How do you tell a politician who has just been punched in the face by the electorate that something is looming that will cause him a bigger and far longer-lasting headache?
Keir Starmer probably already has an inkling about the next tortuous twist facing his Labour leadership: mounting pressure to open talks with the leaders of other left-of-centre parties about forming an electoral pact.
The weekend’s latest opinion poll by YouGov set out the nightmare trap into which the left in general and the Labour party in particular has fallen. The party ratings were as follows: Conservatives 46, Labour 28, Greens 8, Lib Dems 8, SNP 5, Reform UK 2, Plaid Cymru 1.
The 18-point Tory lead over Labour suggests that the basic political terrain resembles the situation when Tony Blair was Labour PM and William Hague led the Tories. The government is simply miles ahead and a rump opposition is becalmed.
But that’s not the worst of it for Labour. The other striking feature of the poll is that the Conservatives have a monopoly on the right-of-centre vote save for a tiny sliver that is backing the fragile Reform UK. About 95 per cent of right-of-centre voters are lining up behind the Tories. It is a far cry from the heyday of Ukip when the Tories struggled to command much more than two-thirds of this vote.
But now look at the left. Labour’s 28 points is offset by a combined 22 points for other left-of-centre offers: the Greens, the Lib Dems, the SNP and Plaid Cymru. On this showing, Labour only commands a 56 per cent market share on the left-of-centre.
Of the alternative brands, the SNP seems to have locked in nearly half of Scottish voters, while the Greens are on a roll and have much more potential for growth given the massively increased salience of their defining issue. There seems to be no deployable strategy which Starmer can use to crunch down support for either party anytime soon. And even the Lib Dems are now showing a few signs of life. All these parties and Plaid in Wales are singing from a similar modernist-left hymn sheet – bemoaning Brexit; arguing for an even laxer immigration system; hyping up identity politics issues; and pressing for still higher public spending than that already presided over by Boris Johnson.
There is no intrinsic reason why Celtic nationalist parties should be leftist, or why passionate environmentalists should be, or liberals for that matter.
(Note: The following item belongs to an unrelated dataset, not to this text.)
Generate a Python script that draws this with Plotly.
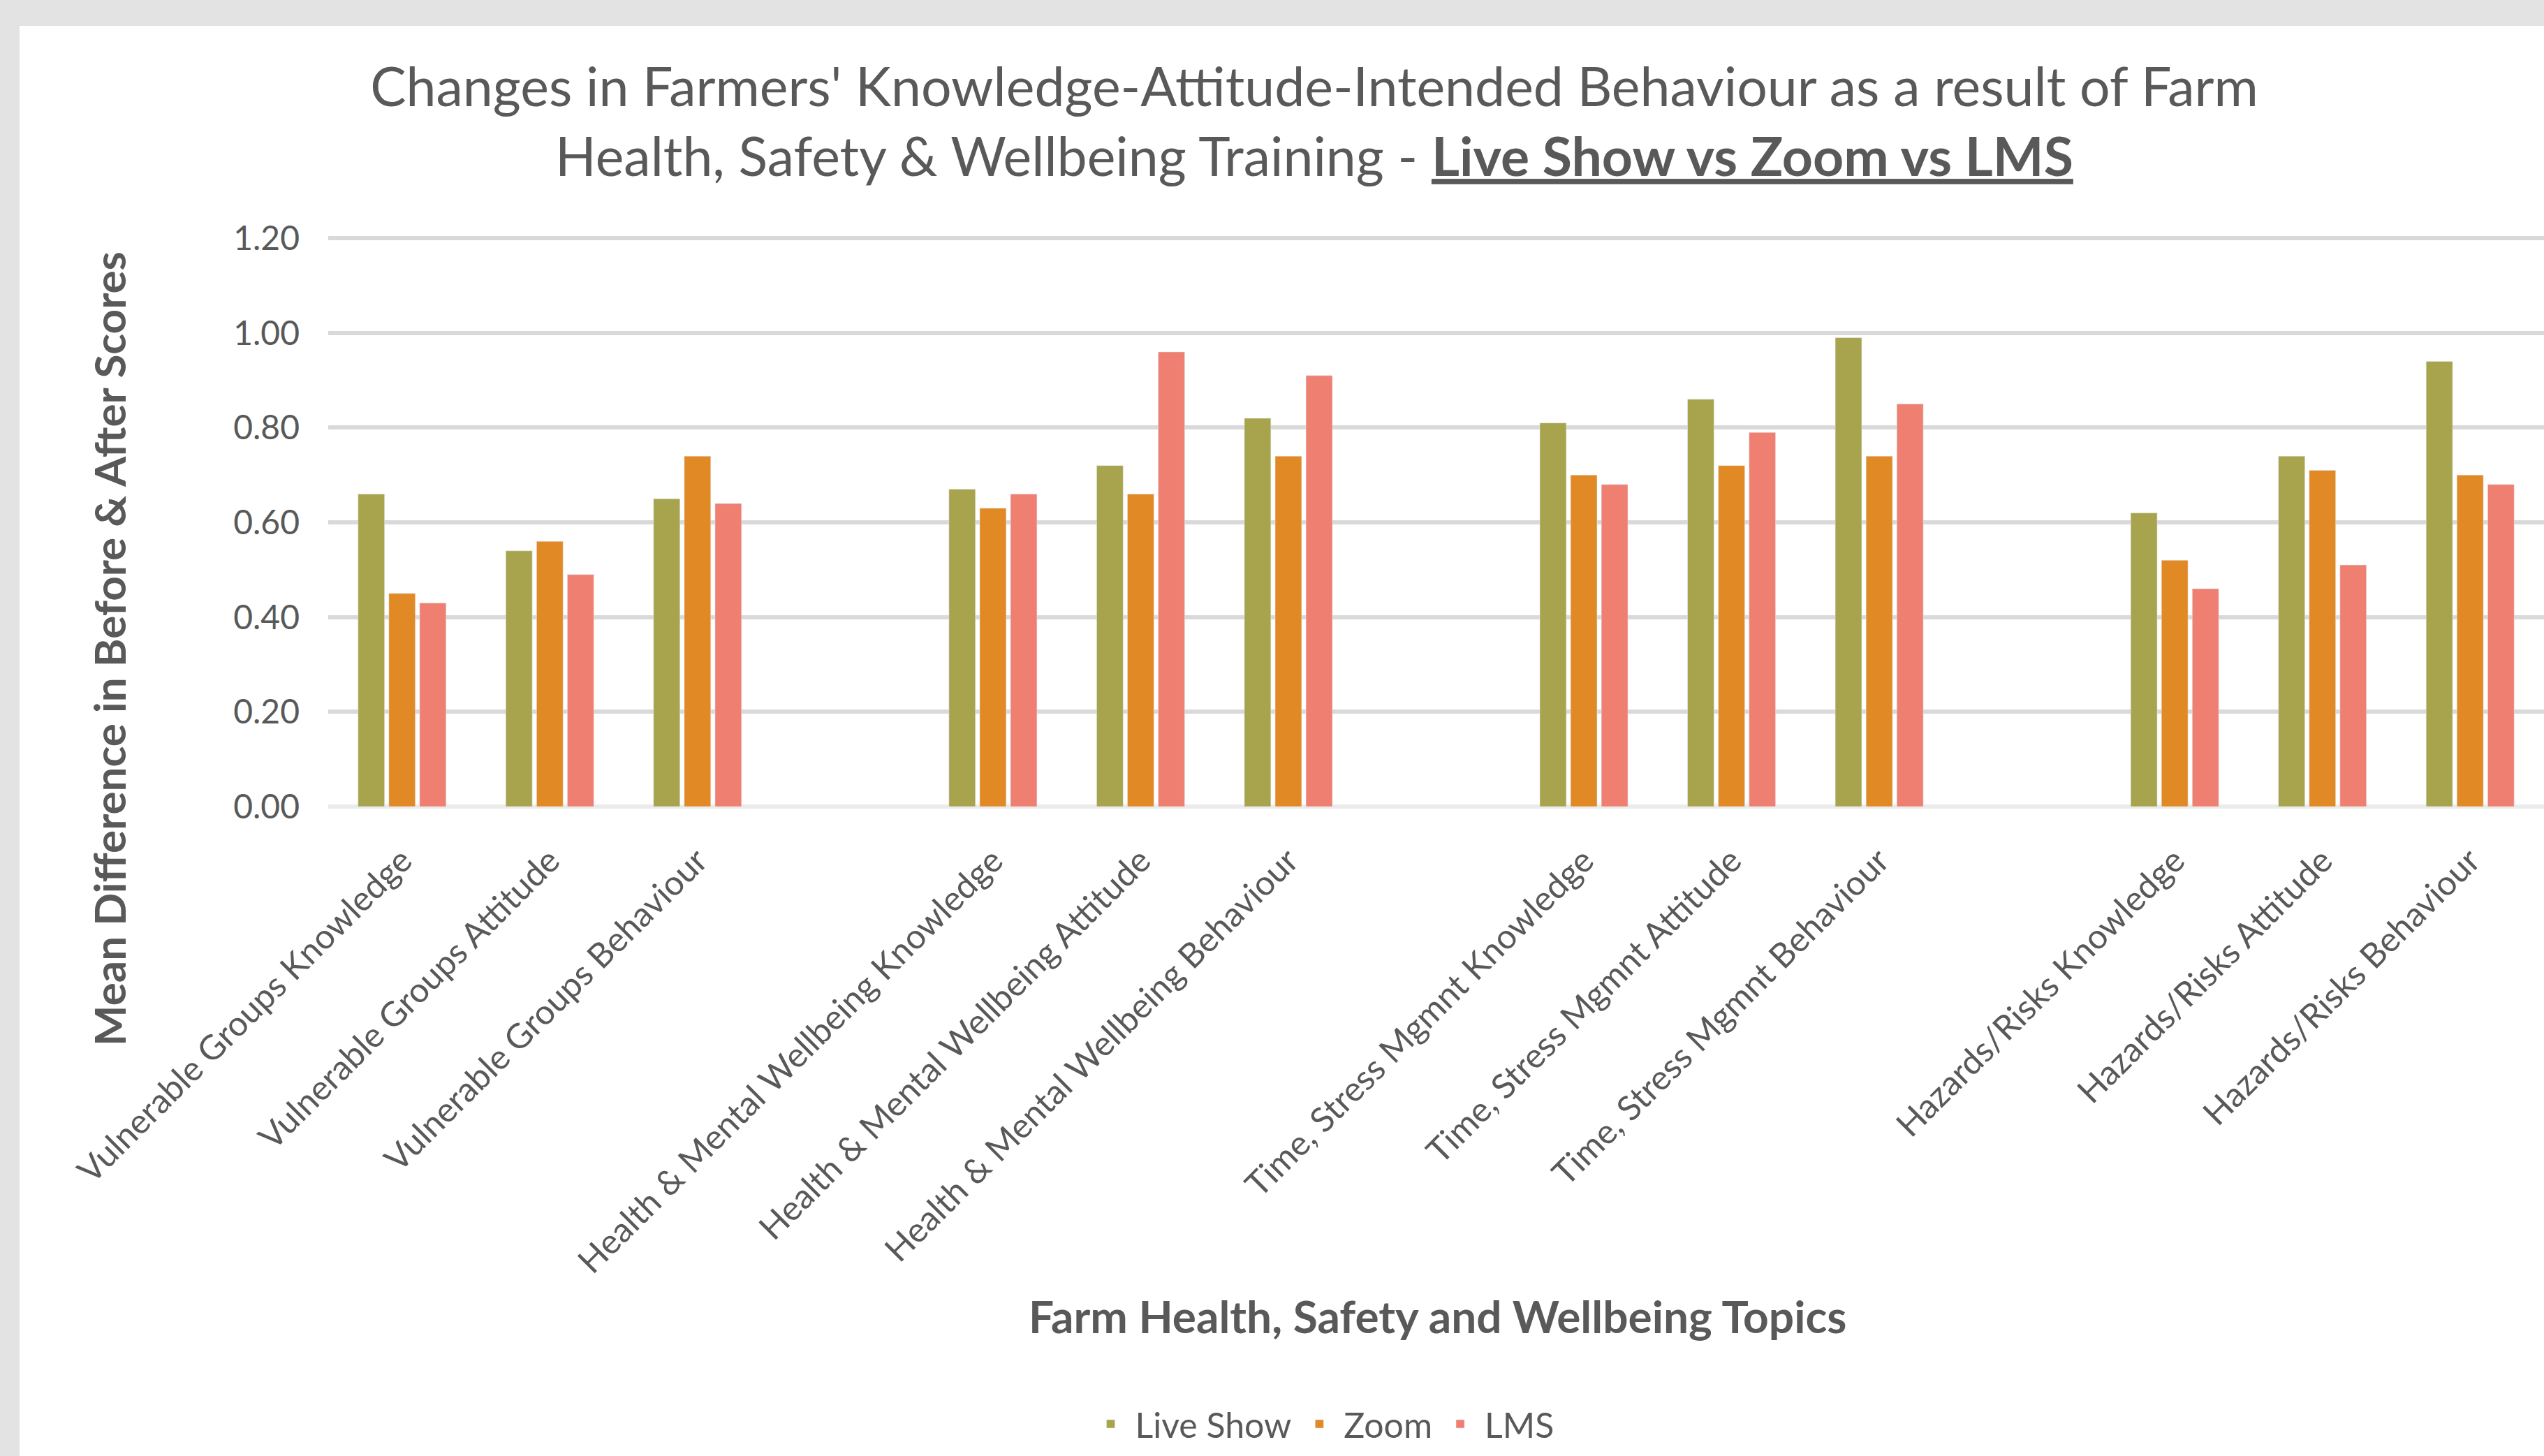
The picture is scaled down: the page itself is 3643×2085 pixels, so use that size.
import plotly.graph_objects as go

# ---------------- data ----------------
categories = [
    "Vulnerable Groups Knowledge", "Vulnerable Groups Attitude", "Vulnerable Groups Behaviour",
    "Health & Mental Wellbeing Knowledge", "Health & Mental Wellbeing Attitude", "Health & Mental Wellbeing Behaviour",
    "Time, Stress Mgmnt Knowledge", "Time, Stress Mgmnt Attitude", "Time, Stress Mgmnt Behaviour",
    "Hazards/Risks Knowledge", "Hazards/Risks Attitude", "Hazards/Risks Behaviour",
]
# axis order, with an empty slot between each topic
category_order = [
    "Vulnerable Groups Knowledge", "Vulnerable Groups Attitude", "Vulnerable Groups Behaviour", " ",
    "Health & Mental Wellbeing Knowledge", "Health & Mental Wellbeing Attitude", "Health & Mental Wellbeing Behaviour", "  ",
    "Time, Stress Mgmnt Knowledge", "Time, Stress Mgmnt Attitude", "Time, Stress Mgmnt Behaviour", "   ",
    "Hazards/Risks Knowledge", "Hazards/Risks Attitude", "Hazards/Risks Behaviour",
]
live_show = [0.66, 0.54, 0.65, 0.67, 0.72, 0.82, 0.81, 0.86, 0.99, 0.62, 0.74, 0.94]
zoom_vals = [0.45, 0.56, 0.74, 0.63, 0.66, 0.74, 0.70, 0.72, 0.74, 0.52, 0.71, 0.70]
lms_vals = [0.43, 0.49, 0.64, 0.66, 0.96, 0.91, 0.68, 0.79, 0.85, 0.46, 0.51, 0.68]
y_ticks = [0.0, 0.2, 0.4, 0.6, 0.8, 1.0, 1.2]
y_ticktext = ["0.00", "0.20", "0.40", "0.60", "0.80", "1.00", "1.20"]
y_range = [0, 1.215]

# ---------------- style ----------------
W, H = 3643, 2085
ML, MR, MT, MB = 470, 0, 331, 930
PW, PH = W - ML - MR, H - MT - MB
TEXT = "#595959"
FONT = "Lato"


def px_x(px):
    return (px - ML) / PW


def px_y(py):
    return (H - MB - py) / PH


fig = go.Figure()
fig.add_trace(go.Bar(name="Live Show", x=categories, y=live_show, marker_color="#A8A44D"))
fig.add_trace(go.Bar(name="Zoom", x=categories, y=zoom_vals, marker_color="#E18A25"))
fig.add_trace(go.Bar(name="LMS", x=categories, y=lms_vals, marker_color="#EF7F71"))

fig.update_layout(
    width=W, height=H,
    margin=dict(l=ML, r=MR, t=MT, b=MB, autoexpand=False),
    paper_bgcolor="#E3E3E3",
    plot_bgcolor="white",
    font=dict(family=FONT, color=TEXT),
    barmode="group",
    bargap=0.375,
    bargroupgap=0.14,
    title=dict(
        text="Changes in Farmers' Knowledge-Attitude-Intended Behaviour as a result of Farm<br>"
             "Health, Safety &amp; Wellbeing Training - <b><u>Live Show vs Zoom vs LMS</u></b>",
        font=dict(family=FONT, size=77, color=TEXT),
        xref="container", x=1882 / W, xanchor="center",
        yref="container", y=1 - 152 / H, yanchor="middle",
    ),
    shapes=[dict(
        type="rect", xref="paper", yref="paper", layer="below",
        x0=px_x(28), x1=px_x(W + 10), y0=px_y(H + 10), y1=px_y(37),
        fillcolor="white", line=dict(width=0),
    )],
    annotations=[
        dict(text="<b>Mean Difference in Before &amp; After Scores</b>",
             xref="paper", yref="paper", x=px_x(156), y=px_y(929),
             xanchor="center", yanchor="middle", textangle=-90, showarrow=False,
             font=dict(family=FONT, size=62, color=TEXT)),
        dict(text="<b>Farm Health, Safety and Wellbeing Topics</b>",
             xref="paper", yref="paper", x=px_x(2058), y=px_y(1884),
             xanchor="center", yanchor="middle", showarrow=False,
             font=dict(family=FONT, size=64, color=TEXT)),
    ],
    legend=dict(
        orientation="h", xref="paper", yref="paper",
        x=px_x(1893), xanchor="center", y=px_y(2039), yanchor="middle",
        font=dict(family=FONT, size=50, color=TEXT),
        bgcolor="rgba(0,0,0,0)",
        itemwidth=60,
    ),
    xaxis=dict(
        type="category", categoryorder="array", categoryarray=category_order,
        range=[-0.5, len(category_order) - 0.5],
        tickangle=-45, ticks="", showgrid=False,
        tickfont=dict(family=FONT, size=49, color=TEXT),
        ticklabelstandoff=38,
        showline=False, zeroline=False,
    ),
    yaxis=dict(
        range=y_range, tickvals=y_ticks, ticktext=y_ticktext,
        showgrid=True, gridcolor="#D9D9D9", gridwidth=6,
        zeroline=True, zerolinecolor="#EBEBEB", zerolinewidth=6,
        tickfont=dict(family=FONT, size=48, color=TEXT),
        ticklabelstandoff=40, ticks="",
    ),
)

fig.write_html("out.html", config={"displayModeBar": False},
               post_script="document.body.style.margin='0px';")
Yet all these parties have gradually succumbed to Robert Conquest’s Second Law of politics, which states that any organisation not explicitly and constitutionally right-wing will sooner or later become left-wing.
This has traditionally been seen as an advantage for the left, but under a first-past-the-post electoral system it is utterly hopeless for Labour when it leads to the creation of multiple viable alternative outlets for left-wing voters.
So as the left intelligentsia licks its wounds over the failure of Curtaingate or Domgate or any other attempt to undermine the appeal of Johnson’s Toryism, it is bound to start talking up two ideas: electoral reform and an electoral pact. In fact this is already happening, with MPs like Clive Lewis pressing for a ‘progressive alliance’ embracing Labour, the Greens and the Lib Dems.
The key idea is that by forming a pact, the three parties together could maximise their seats and hope to attain a Commons majority for electoral reform and introduce a proportional voting system thereby permanently wiping out the structural Tory advantage.
It sounds plausible in theory but there are several practical pitfalls. First, it would involve a major strategic surrender by Labour in the form of an acknowledgment that it can no longer hope to win a Commons majority under its own steam. This would risk further entrenching a narrative about Labour decline. Secondly, it would likely cause major divisions in constituencies where Labour would have to stand aside to give a smaller party a clear run. Thirdly, it is by no means certain that the voters would behave as envisaged by the architects of such a pact. Some would abstain if their favourite party was not on the ballot, while others could decide to vote Tory rather than get behind such a rickety plan.
The Conservatives would certainly revive the ‘coalition of chaos’ jibe which was instrumental in winning them the 2015 general election. They would also pile pressure on Labour for clarity about the role of the SNP, who would be necessary for the coalition.
Presumably the SNP’s price would be a guaranteed second IndyRef well before a generation had passed since the 2014 vote. I dare say the Tory poster depicting Starmer as a glove puppet in Nicola Sturgeon’s breast pocket is already on the drawing board.
And yet if Starmer turns his face against working with the other leftish parties, he risks being accused of sleepwalking towards another brutal defeat. Younger, idealistic left-wing sentiment could swing even more behind the Greens, further depressing Labour’s poll ratings.
The most likely course for Starmer for now will be to fudge things – to sound sympathetic to electoral reform without quite committing himself and encouraging Greens and Lib Dems to contribute to a constitutional conversation and then see how it all lands. But even that will merely accentuate the damaging public impression of him as lacking boldness, principles or big ideas.
In effect, Starmer faces a choice between a full-blown migraine or just a conventional splitting headache. Not a lucky general, this one.